The performance of the tight end position last year was perhaps the weakest of any single position on the team, save defensive back. I know everyone wants to look for how many passes a tight end caught to measure success, but that is not the purpose of a tight end. A tight end catching a pass is like dessert, but the meat and potatoes of what the big guy does is blocking, and that is exactly what Herman is looking for.

As mentioned in the offensive preview, Herman has two main running plays in his “smash-mouth spread” offense — the inside zone and the power. The inside zone can be run two ways, as a true inside zone, with the tight end on the line of scrimmage, double teaming with the tackle, then working to the second and third levels, or as a split zone, with the tight end kicking out the backside end or outside linebacker. Either way, the tight end’s block is crucial to the success of this play.
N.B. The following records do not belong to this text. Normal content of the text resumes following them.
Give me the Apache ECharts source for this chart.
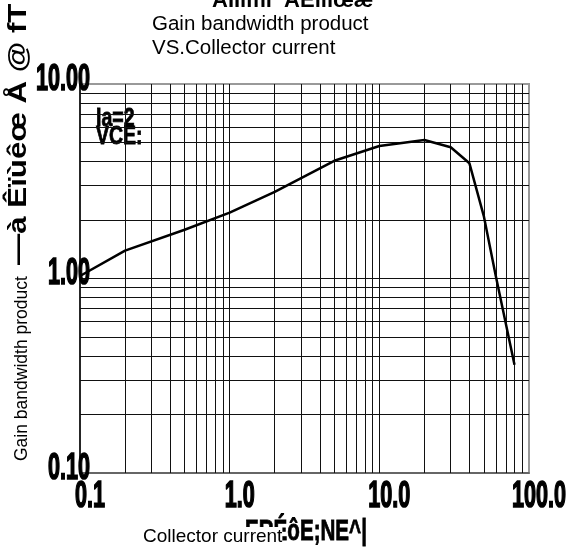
<!DOCTYPE html>
<html>
<head>
<meta charset="utf-8">
<script src="https://cdn.jsdelivr.net/npm/echarts@6/dist/echarts.min.js"></script>
<style>
html,body{margin:0;padding:0;background:#fff}
#chart{width:571px;height:552px}
</style>
</head>
<body>
<div id="chart"></div>
<script>
// collector current (mA) vs gain bandwidth product
var currentMA = [0.1, 0.2, 0.5, 1, 2, 5, 10, 20, 30, 40, 50, 60, 80];
var gainBW = [1.03, 1.39, 1.78, 2.18, 2.79, 4.03, 4.8, 5.15, 4.73, 3.91, 2.08, 1.03, 0.36];

var xTicks = [0.1, 1, 10, 100];
var xTickLabels = ['0.1', '1.0', '10.0', '100.0'];
var yTicks = [0.1, 1, 10];
var yTickLabels = ['0.10', '1.00', '10.00'];

// log paper grid lines
var xGrid = [0.2, 0.3, 0.4, 0.5, 0.6, 0.7, 0.8, 0.9, 1, 2, 3, 4, 5, 6, 7, 8, 9, 10, 20, 30, 40, 50, 60, 70, 80, 90];
var yGrid = [0.2, 0.3, 0.4, 0.5, 0.6, 0.7, 0.8, 0.9, 1, 2, 3, 4, 5, 6, 7, 8, 9];

var plain = "'Liberation Sans', Arial, sans-serif";
var tickFont = 'bold 36px ' + plain;

var gridLines = [];
xGrid.forEach(function(v){ gridLines.push({xAxis: v}); });
yGrid.forEach(function(v){ gridLines.push({yAxis: v}); });

var notes = [
	{
		type: 'text', left: 212, top: -10, z: 0,
		style: {text: 'ÀÌÌìmï  ÂÊïìïœæ', font: 'bold 22px ' + plain, fill: '#000'}
	},
	{
		type: 'text', x: 19, y: 265, rotation: Math.PI / 2, scaleX: 1.25, z: 5,
		style: {text: '—à Êïùêœ Å @ fT', font: 'bold 25px ' + plain, fill: '#000',
			textAlign: 'left', textVerticalAlign: 'middle'}
	},
	{
		type: 'text', x: 22, y: 461, rotation: Math.PI / 2, z: 6,
		style: {text: 'Gain bandwidth product', font: '17.5px ' + plain, fill: '#000',
			textAlign: 'left', textVerticalAlign: 'middle', backgroundColor: '#fff'}
	},
	{
		type: 'text', x: 245, y: 532, scaleX: 0.71, z: 5,
		style: {text: 'ERÉôE;NE^|', font: 'bold 29px ' + plain, fill: '#000',
			stroke: '#000', lineWidth: 0.8, textAlign: 'left', textVerticalAlign: 'middle'}
	},
	{
		type: 'text', left: 143, top: 527, z: 6,
		style: {text: 'Collector current', font: '19px ' + plain, fill: '#000',
			backgroundColor: '#fff'}
	},
	{
		type: 'group', left: 90, top: 105, z: 20,
		children: [
			{type: 'rect', shape: {x: 0, y: 0, width: 58, height: 60}, style: {fill: '#fff'}},
			{type: 'text', x: 6, y: 14, scaleX: 0.78, style: {text: 'Ia=2', font: 'bold 25px ' + plain, fill: '#000',
				stroke: '#000', lineWidth: 0.8, textVerticalAlign: 'middle'}},
			{type: 'text', x: 6, y: 32, scaleX: 0.78, style: {text: 'VCE:', font: 'bold 25px ' + plain, fill: '#000',
				stroke: '#000', lineWidth: 0.8, textVerticalAlign: 'middle'}}
		]
	}
];

var chart = echarts.init(document.getElementById('chart'));
var option = {
	animation: false,
	backgroundColor: '#fff',
	title: {
		text: 'Gain bandwidth product\nVS.Collector current',
		left: 152,
		top: 12,
		padding: 0,
		backgroundColor: '#fff',
		textStyle: {
			fontFamily: plain,
			fontSize: 20.5,
			fontWeight: 'normal',
			color: '#000',
			lineHeight: 24
		}
	},
	grid: {
		left: 80,
		top: 84,
		right: 42,
		bottom: 79,
		outerBoundsMode: 'none',
		containLabel: false,
		show: true,
		borderColor: '#999',
		borderWidth: 2
	},
	xAxis: {
		type: 'log',
		logBase: 10,
		min: 0.1,
		max: 100,
		axisLine: {lineStyle: {color: '#555', width: 1.5}},
		axisTick: {show: false},
		splitLine: {show: false},
		axisLabel: {show: false}
	},
	yAxis: {
		type: 'log',
		logBase: 10,
		min: 0.1,
		max: 10,
		axisLine: {lineStyle: {color: '#000', width: 1.5}},
		axisTick: {show: false},
		splitLine: {show: false},
		axisLabel: {show: false}
	},
	graphic: notes,
	series: [
		{
			name: 'fT',
			type: 'line',
			data: currentMA.map(function(c, i){ return [c, gainBW[i]]; }),
			symbol: 'none',
			smooth: false,
			lineStyle: {color: '#000', width: 2.5},
			z: 10,
			markLine: {
				silent: true,
				symbol: ['none', 'none'],
				label: {show: false},
				lineStyle: {color: '#111', width: 1, type: 'solid'},
				data: gridLines
			}
		}
	]
};
chart.setOption(option);

// tall narrow tick labels, placed at the axis positions the scales give
var tickText = [];
xTicks.forEach(function(v, i){
	var px = chart.convertToPixel({xAxisIndex: 0}, v);
	tickText.push({type: 'text', x: px + 10, y: 497, scaleX: 0.6, z: 30,
		style: {text: xTickLabels[i], font: tickFont, fill: '#000', stroke: '#000', lineWidth: 1.6,
			textAlign: 'center', textVerticalAlign: 'middle'}});
});
yTicks.forEach(function(v, i){
	var py = chart.convertToPixel({yAxisIndex: 0}, v);
	tickText.push({type: 'text', x: 90, y: py - 4, scaleX: 0.6, z: 30,
		style: {text: yTickLabels[i], font: tickFont, fill: '#000', stroke: '#000', lineWidth: 1.6,
			textAlign: 'right', textVerticalAlign: 'middle'}});
});
chart.setOption({graphic: notes.concat(tickText)});
</script>
</body>
</html>
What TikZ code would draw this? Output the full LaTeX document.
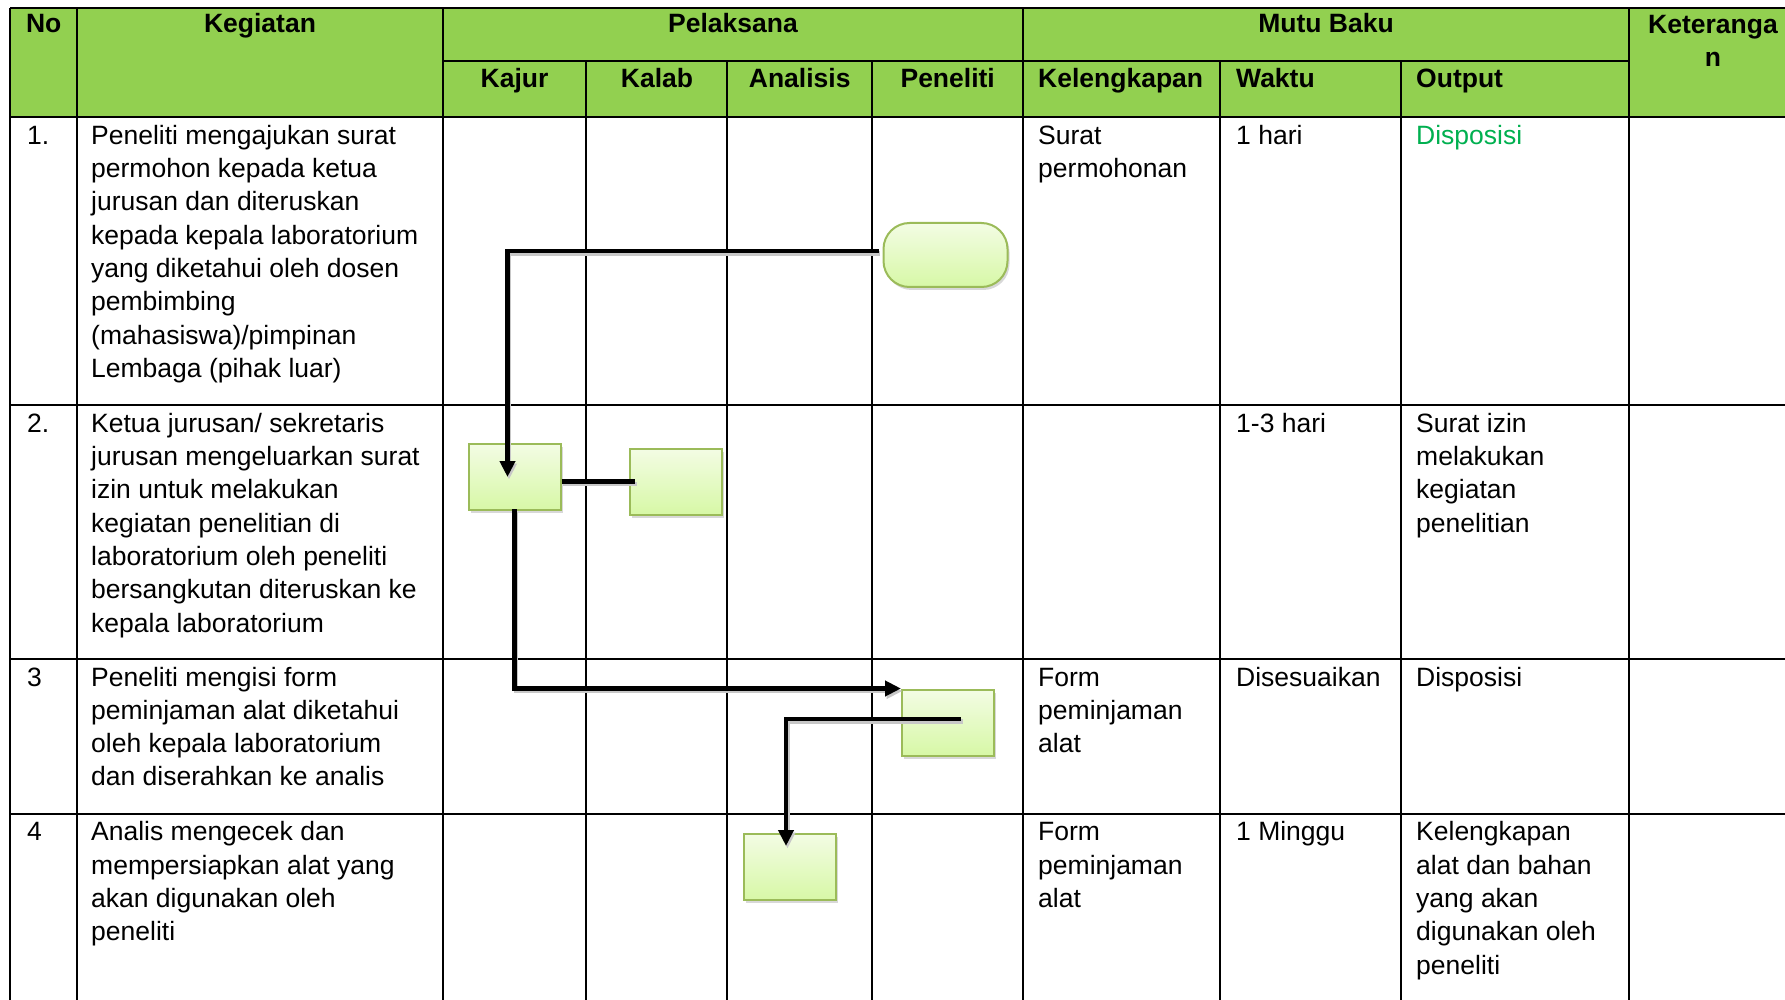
\documentclass[tikz,border=0pt]{standalone}
\usepackage{fontspec}
\setmainfont{Liberation Sans}
\usetikzlibrary{arrows.meta,shadows,calc}
\definecolor{hdr}{HTML}{92D050}
\definecolor{boxline}{HTML}{9BBB59}
\definecolor{boxtop}{HTML}{F3FCE4}
\definecolor{boxbot}{HTML}{D7F8A6}
\definecolor{okgreen}{HTML}{00B050}
\newcommand{\bodyfont}{\fontsize{26.5}{33.3}\selectfont}
\newcommand{\headfont}{\fontsize{26.5}{33.3}\selectfont\bfseries}
\begin{document}
\begin{tikzpicture}[x=1pt,y=-1pt,
  gridline/.style={line width=2pt},
  cell/.style={anchor=north west, inner sep=0pt, align=left, font=\bodyfont},
  hcell/.style={anchor=base, inner sep=0pt, font=\headfont},
  hleft/.style={anchor=base west, inner sep=0pt, font=\headfont},
  flowbox/.style={draw=boxline, line width=2pt, top color=boxtop, bottom color=boxbot,
    minimum width=92pt, minimum height=66pt, inner sep=0pt,
    drop shadow={shadow xshift=2pt, shadow yshift=-3pt, opacity=0.3}},
  term/.style={flowbox, rounded corners=26pt, minimum width=124pt, minimum height=64pt},
  link/.style={line width=4.8pt, draw=black,
    preaction={draw=black!22, line width=4.8pt, transform canvas={shift={(1.5pt,-2.5pt)}}}},
  conn/.style={link, -{Triangle[length=16pt,width=15pt]}}
]
\useasboundingbox (0,0) rectangle (1785,1000);
\clip (0,0) rectangle (1785,1000);
\fill[white] (0,0) rectangle (1785,1000);
% header fill
\fill[hdr] (10,8) rectangle (1800,117.3);
% horizontal lines
\draw[gridline] (10,8) -- (1800,8);
\draw[gridline] (442.8,61.5) -- (1629,61.5);
\draw[gridline] (10,117.3) -- (1800,117.3);
\draw[gridline] (10,405.3) -- (1800,405.3);
\draw[gridline] (10,659.1) -- (1800,659.1);
\draw[gridline] (10,814) -- (1800,814);
% vertical lines
\foreach \x in {10,77.4,442.8,1023.4,1629} \draw[gridline] (\x,8) -- (\x,1005);
\foreach \x in {586.3,727.4,872,1220.4,1401.4} \draw[gridline] (\x,61.5) -- (\x,1005);
% header text
\node[hcell] (hNo) at (43.7,33) {No};
\node[hcell] (hKeg) at (260,33) {Kegiatan};
\node[hcell] (hPel) at (733,33) {Pelaksana};
\node[hcell] (hMutu) at (1326,33) {Mutu Baku};
\node[anchor=north, inner sep=0pt, align=center, font=\headfont] (hKet) at (1713,9.7) {\strut Keteranga\\n};
\node[hcell] (hKajur) at (514.5,87.7) {Kajur};
\node[hcell] (hKalab) at (657,87.7) {Kalab};
\node[hcell] (hAna) at (799.7,87.7) {Analisis};
\node[hcell] (hPen) at (947.7,87.7) {Peneliti};
\node[hleft] (hKel) at (1038,87.7) {Kelengkapan};
\node[hleft] (hWak) at (1236,87.7) {Waktu};
\node[hleft] (hOut) at (1416,87.7) {Output};
% row 1
\node[cell] (n1) at (27,120.7) {\strut 1.};
\node[cell] (k1) at (91,120.7) {\strut Peneliti mengajukan surat\\permohon kepada ketua\\jurusan dan diteruskan\\kepada kepala laboratorium\\yang diketahui oleh dosen\\pembimbing\\(mahasiswa)/pimpinan\\Lembaga (pihak luar)};
\node[cell] (l1) at (1038,120.7) {\strut Surat\\permohonan};
\node[cell] (w1) at (1236,120.7) {\strut 1 hari};
\node[cell, text=okgreen] (o1) at (1416,120.7) {\strut Disposisi};
% row 2
\node[cell] (n2) at (27,408.7) {\strut 2.};
\node[cell] (k2) at (91,408.7) {\strut Ketua jurusan/ sekretaris\\jurusan mengeluarkan surat\\izin untuk melakukan\\kegiatan penelitian di\\laboratorium oleh peneliti\\bersangkutan diteruskan ke\\kepala laboratorium};
\node[cell] (w2) at (1236,408.7) {\strut 1-3 hari};
\node[cell] (o2) at (1416,408.7) {\strut Surat izin\\melakukan\\kegiatan\\penelitian};
% row 3
\node[cell] (n3) at (27,662.5) {\strut 3};
\node[cell] (k3) at (91,662.5) {\strut Peneliti mengisi form\\peminjaman alat diketahui\\oleh kepala laboratorium\\dan diserahkan ke analis};
\node[cell] (l3) at (1038,662.5) {\strut Form\\peminjaman\\alat};
\node[cell] (w3) at (1236,662.5) {\strut Disesuaikan};
\node[cell] (o3) at (1416,662.5) {\strut Disposisi};
% row 4
\node[cell] (n4) at (27,817.4) {\strut 4};
\node[cell] (k4) at (91,817.4) {\strut Analis mengecek dan\\mempersiapkan alat yang\\akan digunakan oleh\\peneliti};
\node[cell] (l4) at (1038,817.4) {\strut Form\\peminjaman\\alat};
\node[cell] (w4) at (1236,817.4) {\strut 1 Minggu};
\node[cell] (o4) at (1416,817.4) {\strut Kelengkapan\\alat dan bahan\\yang akan\\digunakan oleh\\peneliti};
% flow shapes
\node[term] (T) at (945.5,255) {};
\node[flowbox] (A) at (514.5,477) {};
\node[flowbox] (B) at (676,481.5) {};
\node[flowbox] (C) at (948,722.5) {};
\node[flowbox] (D) at (790,867) {};
% connectors
\draw[conn] ([xshift=-4pt,yshift=4pt]T.west) -| ([xshift=-7pt]A.center);
\draw[link] (A.east |- B.center) -- ([xshift=6pt]B.west);
\draw[conn] ([yshift=2pt]A.south) |- (C.north west);
\draw[conn] ([xshift=13pt,yshift=3.5pt]C.center) -| ([xshift=-4pt,yshift=-13pt]D.north);
\end{tikzpicture}
\end{document}
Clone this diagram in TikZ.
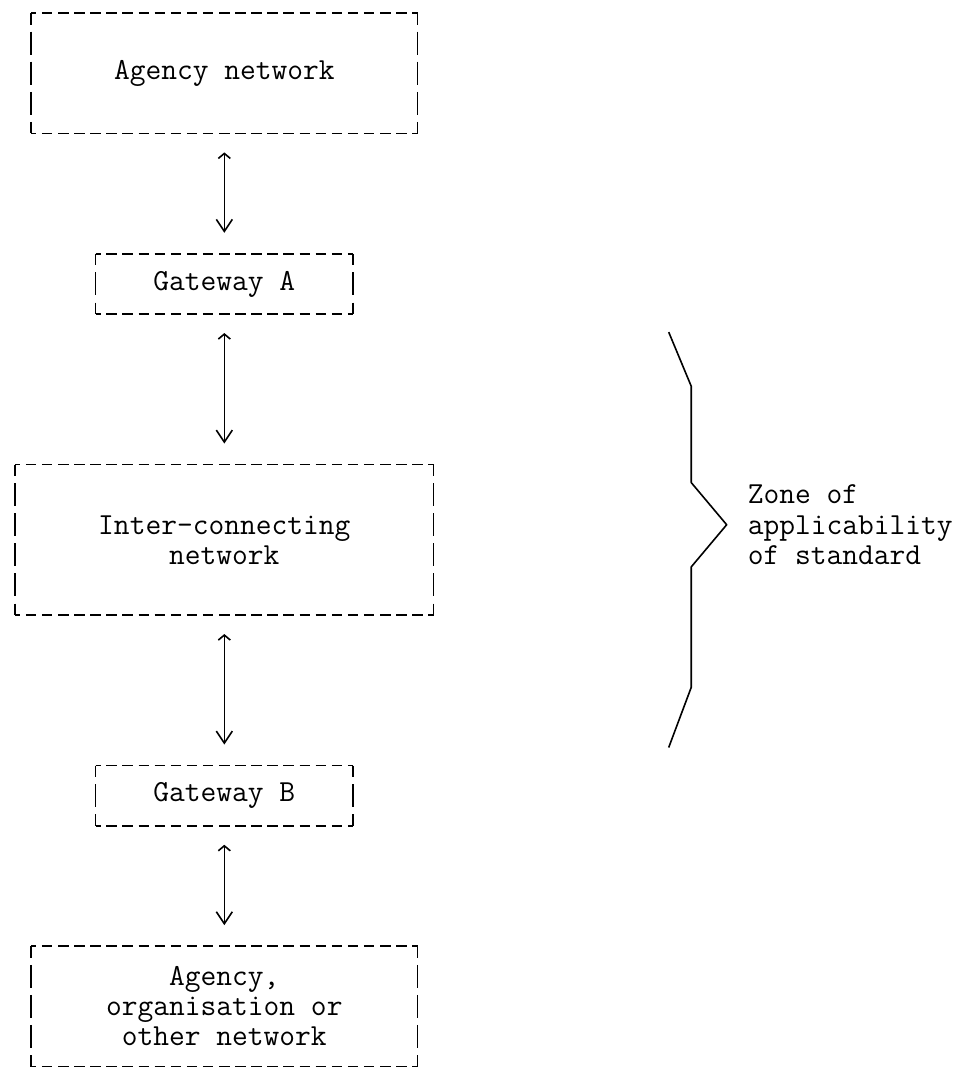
\documentclass[tikz,border=0pt]{standalone}
\usepackage{fontspec}
\usetikzlibrary{arrows.meta}

\tikzset{
  netbox/.style={inner sep=0pt, outer sep=0pt, align=center},
  hedge/.style={line width=1.6pt, dash pattern=on 10.5pt off 5.6pt, dash phase=5.25pt},
  vedge/.style={line width=1.6pt, dash pattern=on 23pt off 7.1pt, dash phase=11.5pt},
  link/.style={line width=1.6pt, {Straight Barb[length=5pt,width=12pt]}-{Straight Barb[length=12pt,width=16pt]}, shorten <=19pt, shorten >=21pt},
  zone/.style={line width=1.6pt, line join=round}
}

\begin{document}
\begin{tikzpicture}[x=16.1pt, y=-30.1pt, font=\ttfamily\fontsize{30.6pt}{30.1pt}\selectfont]
	\useasboundingbox (-0.932,-0.432) rectangle (58.70,35.28);
	\node[netbox, minimum width=386.4pt, minimum height=120.4pt] (agency) at (13,2) {Agency network};
	\node[netbox, minimum width=257.6pt, minimum height=60.2pt] (gwA) at (13,9) {Gateway A};
	\node[netbox, minimum width=418.6pt, minimum height=150.5pt] (inter) at (13,17.5) {Inter-connecting\\network};
	\node[netbox, minimum width=257.6pt, minimum height=60.2pt] (gwB) at (13,26) {Gateway B};
	\node[netbox, minimum width=386.4pt, minimum height=120.4pt] (other) at (13,33) {Agency,\\organisation or\\other network};
	\foreach \b in {agency,gwA,inter,gwB,other} {
		\draw[hedge] (\b.north west) -- (\b.north east) (\b.south west) -- (\b.south east);
		\draw[vedge] (\b.north west) -- (\b.south west) (\b.north east) -- (\b.south east);
	}
	\draw[link] (agency) -- (gwA);
	\draw[link] (gwA) -- (inter);
	\draw[link] (inter) -- (gwB);
	\draw[link] (gwB) -- (other);
	\draw[zone] (40.6,10.6) -- (42,12.4) -- (42,15.6) -- (44.2,17) -- (42,18.4) -- (42,22.4) -- (40.6,24.4);
	\node[inner sep=0pt, align=left, anchor=west] (zonetext) at (45.5,17) {Zone of\\applicability\\of standard};
\end{tikzpicture}
\end{document}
The tight end also serves as a kick out or lead blocker on the power play that Herman loves to run. This play is run as a counter play with motion to the outside of the formation and as a true run play. It can be versatile, run with the quarterback or a running back, and has a variety of read and run-pass options that can accompany it. It’s also pretty useless if there is no tight end/H-back to execute the required blocks on your roster.

In the passing game, Herman likes to use the tight end as a blocker as well, providing extra protection for the quarterback. So there it is, Herman wants a tight end to block, block, and block some more.

Herman will use the tight end on pop passes, in the seam, and in play-action situations, stretching the defense. The tight end can also release as an emergency option in the passing game. Herman will also run snag and stick routes utilizing the tight end, making the tight end a useful part of the passing game.

Okay, so we all remember how Texas struggled in the red zone last year? I will argue that their red-zone struggles were a major contributor in at least three of their losses, but I digress. What is the one most important weapon that can open up both the passing and running game in the red zone? The tight end/H-back. This position is so important in the red zone, Herman will often double up on the tight ends in this situation, giving him multiple options in the run and passing game. Remember, safeties don’t have to worry about the deep ball in the red zone, so they can cheat up on the run and jump pass routes.

Having big bodies to help block those safeties and screen them from the ball will give the Longhorn’s red zone offense a much needed boost. If the tight end is really special, like Cade Brewer, he could even run a fade or corner route in this situation with Collin Johnson running an identical route on the other side. This will really stress a defense’s red zone pass coverage and give the Longhorns the 50/50 ball advantage in this situation. The defense will have to respond by putting more pass coverage on the outside, which will open up the inside running game, and suddenly, the weakness in the red zone is overcome, and the offense is putting up some extremely impressive numbers.

While Brewer may be able to make an immediate impact on the Horn’s passing game, especially in the red zone with his better than average hands and 4.7 speed, he is listed at 6’3, 225 pounds, so he will likely need some time to develop the size and skills to be an effective blocker at the division one level.

So run blocking, red-zone offense, and the short passing game are the reasons that Herman needs another tight end or two in this offense. Any other benefits from the tight end are bonus points, which we will take by all means, but that is just like the icing on the cake.